Por que algumas línguas separam os verbos “ser” e “estar”, mas outras não?
Cada caso é um caso. Mas podemos adiantar que português e espanhol são anormalmente complicados nesse aspecto.
Não há uma regra universal, mas, em geral, somos exceção. Esses verbos, chamados “de ligação” ou “copulativos” no português, costumam ser representados por uma só palavra em outras línguas.
Pense no “to be” do inglês, que cumpre não só a função de ser e estar como também de “haver” (there is). No russo, o verbo de ligação é o быть (pronuncia-se “byt”, grosso modo); no alemão, sein.

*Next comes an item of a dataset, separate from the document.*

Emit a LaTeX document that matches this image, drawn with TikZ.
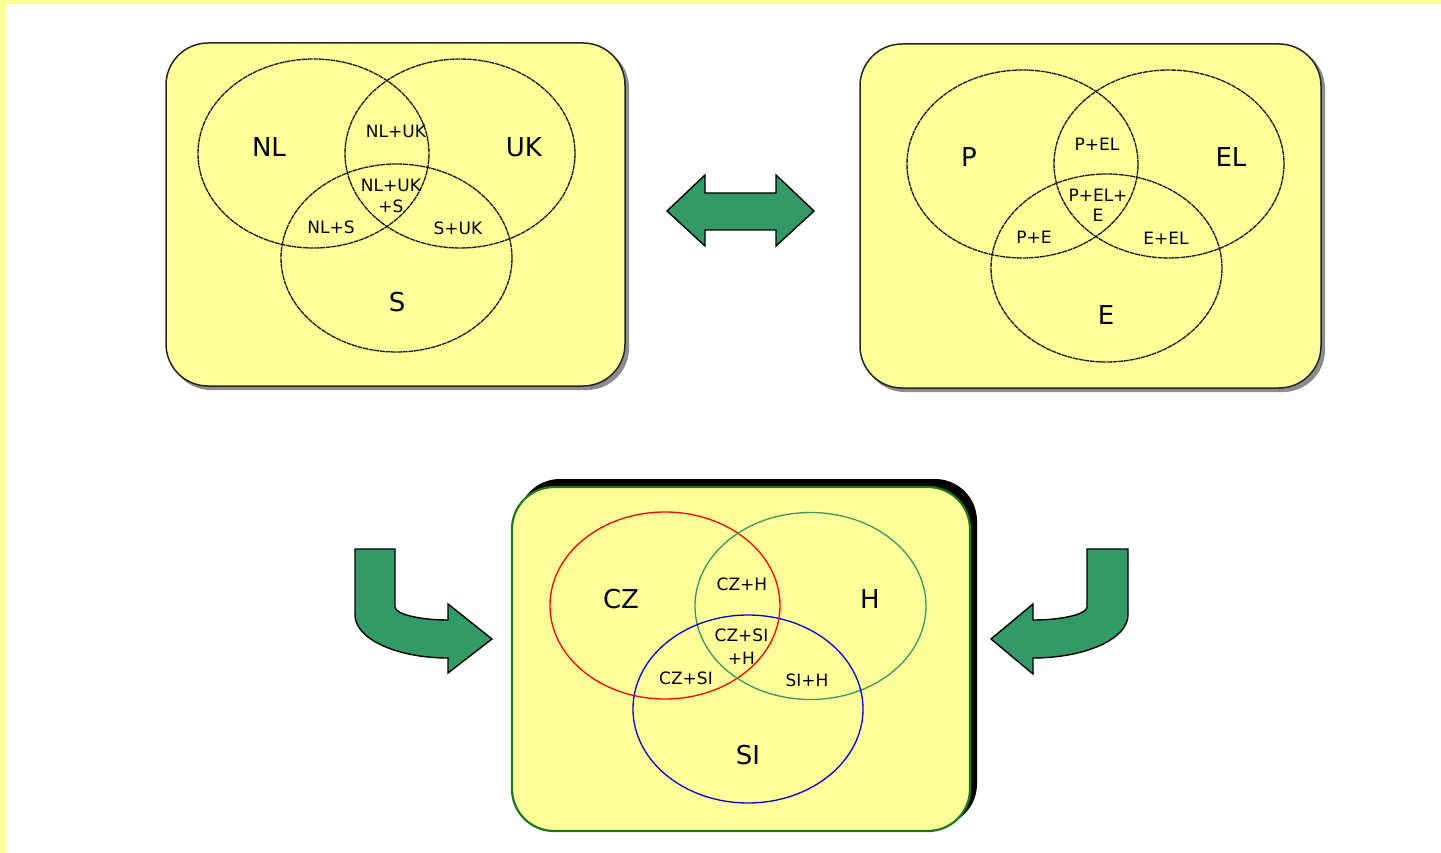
\documentclass[tikz,border=0pt]{standalone}
\usepackage{fontspec}
\setmainfont{DejaVu Sans}
\definecolor{pale}{HTML}{FFFF99}
\definecolor{arrowgreen}{HTML}{339966}
\definecolor{boxgreen}{RGB}{30,120,30}
\definecolor{hgreen}{RGB}{60,150,100}
\definecolor{vennline}{RGB}{30,30,30}
\tikzset{
  panel/.style={fill=pale, draw=black!85, line width=1.5pt, rounded corners=42pt},
  panelshadow/.style={fill=black!45, rounded corners=42pt},
  venn/.style={draw=vennline, line width=1.35pt, dash pattern=on 5pt off 0.7pt},
  big/.style={font=\fontsize{26}{30}\selectfont, inner sep=0pt},
  small/.style={font=\fontsize{17}{20}\selectfont, inner sep=0pt, align=center},
  blockarrow/.style={fill=arrowgreen, draw=black, line width=1.4pt, line join=miter}
}
\begin{document}
\begin{tikzpicture}[x=1pt,y=-1pt]
\useasboundingbox (0,0) rectangle (1441,853);
\fill[white] (0,0) rectangle (1441,853);
\fill[pale] (0,0) rectangle (1441,4);
\fill[pale] (0,0) rectangle (6,853);

% ---------- top-left panel ----------
\fill[panelshadow] (169,46) rectangle (629,390);
\draw[panel] (166,43) rectangle (625,386);
\draw[venn] (313.5,153.5) ellipse [x radius=115.5, y radius=94.5];
\draw[venn] (460,153.5) ellipse [x radius=115, y radius=94.5];
\draw[venn] (396.5,258) ellipse [x radius=115.5, y radius=94];
\node[big] (nl) at (269,147) {NL};
\node[big] (uk) at (524,147) {UK};
\node[big] (s) at (397,302) {S};
\node[small] (nluk) at (396,131) {NL+UK};
\node[small] (nluks) at (391,196) {NL+UK\\[1pt]+S};
\node[small] (nls) at (331,227) {NL+S};
\node[small] (suk) at (458,228) {S+UK};

% ---------- top-right panel ----------
\fill[panelshadow] (863,47) rectangle (1325,392);
\draw[panel] (860,44) rectangle (1321,388);
\draw[venn] (1022.5,164) ellipse [x radius=115.5, y radius=94];
\draw[venn] (1169,164) ellipse [x radius=115, y radius=94];
\draw[venn] (1106.5,268) ellipse [x radius=115.5, y radius=94];
\node[big] (p) at (969,157) {P};
\node[big] (el) at (1231,157) {EL};
\node[big] (e) at (1106,315) {E};
\node[small] (pel) at (1097,144) {P+EL};
\node[small] (pele) at (1098,205.5) {P+EL+\\[0pt]E};
\node[small] (pe) at (1034,237) {P+E};
\node[small] (eel) at (1166,238) {E+EL};

% ---------- double arrow ----------
\draw[blockarrow] (667,211) -- (705,175) -- (705,193) -- (776,193) -- (776,175)
  -- (814,211) -- (776,246) -- (776,230) -- (705,230) -- (705,246) -- cycle;

% ---------- bottom panel ----------
\fill[black, rounded corners=42pt] (518,479) rectangle (977,826);
\draw[fill=pale, draw=boxgreen, line width=2.2pt, rounded corners=42pt] (512,487) rectangle (970,831);
\draw[red, line width=1.3pt] (665,605.5) ellipse [x radius=115, y radius=93.5];
\draw[hgreen, line width=1.3pt] (810.5,606) ellipse [x radius=115.5, y radius=93.5];
\draw[blue!85!black, line width=1.3pt] (748,709) ellipse [x radius=115, y radius=94];
\node[big] (cz) at (621,599) {CZ};
\node[big] (h) at (870,599) {H};
\node[big] (si) at (748,755) {SI};
\node[small] (czh) at (742,584) {CZ+H};
\node[small] (czsih) at (741.5,647) {CZ+SI\\[3pt]+H};
\node[small] (czsi) at (686,678) {CZ+SI};
\node[small] (sih) at (807,680) {SI+H};

% ---------- bent arrows ----------
\draw[blockarrow] (355,549) -- (395,549) -- (395,607)
  .. controls (395,614) and (419,620) .. (448,620)
  -- (448,604) -- (492,639) -- (448,673) -- (448,658)
  .. controls (397,658) and (355,639) .. (355,615) -- cycle;
\draw[blockarrow] (1128,549) -- (1087,549) -- (1087,607)
  .. controls (1087,614) and (1063,620) .. (1033,620)
  -- (1033,604) -- (991,639) -- (1033,674) -- (1033,658)
  .. controls (1085,658) and (1128,639) .. (1128,615) -- cycle;
\end{tikzpicture}
\end{document}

A ideia de separá-los, que parece tão natural para a gente, foi quase um acidente histórico para parte dos idiomas latinos. O próprio latim também tinha só um verbo para ambos os sentidos: esse (cuja origem no protoindo-europeu é a mesma do is em inglês ou do ist do alemão. O protoindo-europeu, vale dizer, é a língua pré-histórica que deu origem a grego, latim, germânico etc.)

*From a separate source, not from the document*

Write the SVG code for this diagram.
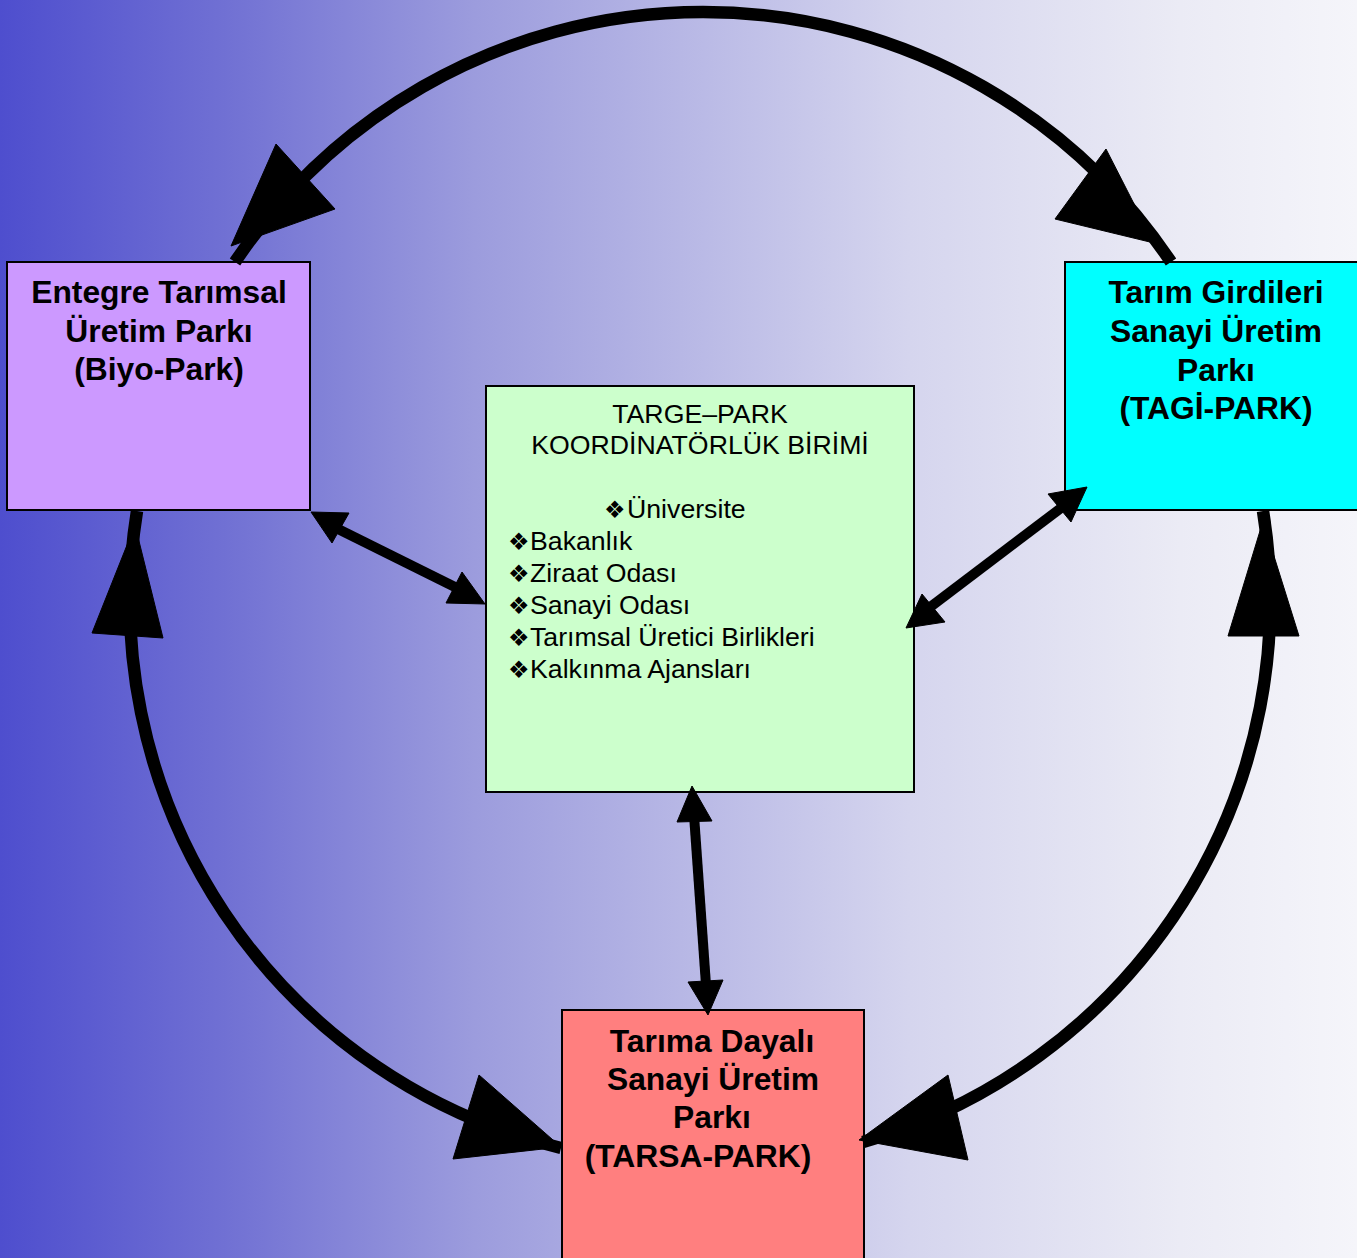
<svg xmlns="http://www.w3.org/2000/svg" width="1357" height="1258" viewBox="0 0 1357 1258">
<defs>
<linearGradient id="bg" x1="0" y1="0" x2="1" y2="0">
<stop offset="0" stop-color="#4E4ECE"/>
<stop offset="0.16" stop-color="#6F6FD3"/>
<stop offset="0.35" stop-color="#9C9CDD"/>
<stop offset="0.67" stop-color="#D5D5EE"/>
<stop offset="0.87" stop-color="#EBEBF5"/>
<stop offset="1" stop-color="#F5F5FA"/>
</linearGradient>
</defs>
<style>
.box{stroke:#000;stroke-width:2}
.t{font-family:"Liberation Sans",Arial,sans-serif;font-weight:bold;font-size:31.8px;fill:#000;text-anchor:middle}
.c{font-family:"Liberation Sans",Arial,sans-serif;font-size:26.7px;fill:#000}
.bul{font-family:"DejaVu Sans",sans-serif;font-size:24px}
.arc{fill:none;stroke:#000;stroke-width:12.5}
.sh{fill:none;stroke:#000;stroke-width:10}
.ah{fill:#000;stroke:#000;stroke-width:1;stroke-linejoin:miter}
</style>
<rect x="0" y="0" width="1357" height="1258" fill="url(#bg)"/>
<g id="biyo-park">
<rect class="box" x="7" y="262" width="303" height="248" fill="#CC99FF"/>
<text class="t" x="159" y="303">Entegre Tarımsal</text>
<text class="t" x="159" y="342">Üretim Parkı</text>
<text class="t" x="159" y="380">(Biyo-Park)</text>
</g>
<g id="tagi-park">
<rect class="box" x="1065" y="262" width="300" height="248" fill="#00FFFF"/>
<text class="t" x="1216" y="303">Tarım Girdileri</text>
<text class="t" x="1216" y="342">Sanayi Üretim</text>
<text class="t" x="1216" y="381">Parkı</text>
<text class="t" x="1216" y="419">(TAGİ-PARK)</text>
</g>
<g id="koordinatorluk">
<rect class="box" x="486" y="386" width="428" height="406" fill="#CCFFCC"/>
<text class="c" x="700" y="423" text-anchor="middle">TARGE–PARK</text>
<text class="c" x="700" y="454" text-anchor="middle">KOORDİNATÖRLÜK BİRİMİ</text>
<text class="c" y="518"><tspan class="bul" x="604">❖</tspan><tspan x="627">Üniversite</tspan></text>
<text class="c" y="550"><tspan class="bul" x="508">❖</tspan><tspan x="530">Bakanlık</tspan></text>
<text class="c" y="582"><tspan class="bul" x="508">❖</tspan><tspan x="530">Ziraat Odası</tspan></text>
<text class="c" y="614"><tspan class="bul" x="508">❖</tspan><tspan x="530">Sanayi Odası</tspan></text>
<text class="c" y="646"><tspan class="bul" x="508">❖</tspan><tspan x="530">Tarımsal Üretici Birlikleri</tspan></text>
<text class="c" y="678"><tspan class="bul" x="508">❖</tspan><tspan x="530">Kalkınma Ajansları</tspan></text>
</g>
<g id="tarsa-park">
<rect class="box" x="562" y="1010" width="302" height="260" fill="#FF7F7F"/>
<text class="t" x="712" y="1052">Tarıma Dayalı</text>
<text class="t" x="713" y="1090">Sanayi Üretim</text>
<text class="t" x="712" y="1128">Parkı</text>
<text class="t" x="698" y="1167">(TARSA-PARK)</text>
</g>
<g id="connectors">
<path class="arc" d="M235,262 A563,563 0 0 1 1171,262"/>
<polygon class="ah" points="276,144 335,209 231,246"/>
<polygon class="ah" points="1106,149 1055,219 1154,243"/>
<path class="arc" d="M137,511 A563,563 0 0 0 561,1148"/>
<polygon class="ah" points="135,525 92,633 163,638"/>
<polygon class="ah" points="479,1075 453,1159 561,1147"/>
<path class="arc" d="M1263,511 A563,563 0 0 1 863,1142"/>
<polygon class="ah" points="1263,521 1228,636 1299,636"/>
<polygon class="ah" points="859,1140 948,1075 968,1160"/>
<path class="sh" d="M330,525 L465,592"/>
<polygon class="ah" points="311,512 349,513 332,543"/>
<polygon class="ah" points="485,604 462,572 446,603"/>
<path class="sh" d="M1065,505 L925,611"/>
<polygon class="ah" points="1087,487 1048,494 1071,522"/>
<polygon class="ah" points="906,628 922,594 945,622"/>
<path class="sh" d="M694,815 L706,985"/>
<polygon class="ah" points="692,786 677,822 712,821"/>
<polygon class="ah" points="708,1015 688,982 723,980"/>
</g>
</svg>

Mas outras duas palavras ganharam cada vez mais importância na versão vulgar do latim, falada no cotidiano de pessoas comuns: sedere, que significa “estar sentado”, e stare, que pode ser traduzido como “estar de pé” – e compartilha raízes etimológicas com o verbo stand do inglês, de mesmo sentido.
Ao longo dos séculos, na Idade Média, o latim falado na Península Ibérica combinou os verbos esse e sedare dando origem ao “ser” do português, espanhol e catalão, com sentido de algo permanente. O stare virou, obviamente, “estar” – algo transitório.
O curioso é que isso também aconteceu com o francês arcaico: esse virou estre e stare virou ester. Se você teve que ler de novo para notar a diferença, não se preocupe: as palavras são realmente tão parecidas que, com o tempo, voltaram a ser combinadas numa só: o verbo être, atualmente usado com os dois sentidos. No romeno, outra língua românica, também só há um verbo, o a fi.
Já o italiano é a filha mais complexa do latim, ficando no meio termo: o principal verbo de ligação é o essere, que pode ter tanto o sentido ser quanto estar, mas a língua também preservou o stare, usado só em alguns casos (tipo quando há gerúndio: sto camminando).
Pra piorar, há variação regional: no norte da Itália, Dove sei? significa “Onde você está?”. No sul, provavelmente você ouviria Dove stai?
Além de nós e nossos primos latinos, só algumas línguas eslavas e o irlandês e o gaélico escocês têm verbos copulativos com sentidos diferentes.
Quanto mais distante dos idiomas do tronco indo-europeu vamos, porém, mais complexo fica analisar a questão, já que algumas línguas sequer possuem verbos de ligação – constroem suas frases com outras estruturas.
Fontes: Artigos: “Usos dos verbos ‘ser’ e ‘estar’ do Português em contraste com os usos do verbo sein do Alemão”; “O hibridismo de ser e a distinção ser/estar em português do séc. XIII”, “Grammaticalization of ser and estar in Romance languages” e livro A brief history of the verb to be, de Andrea Moro.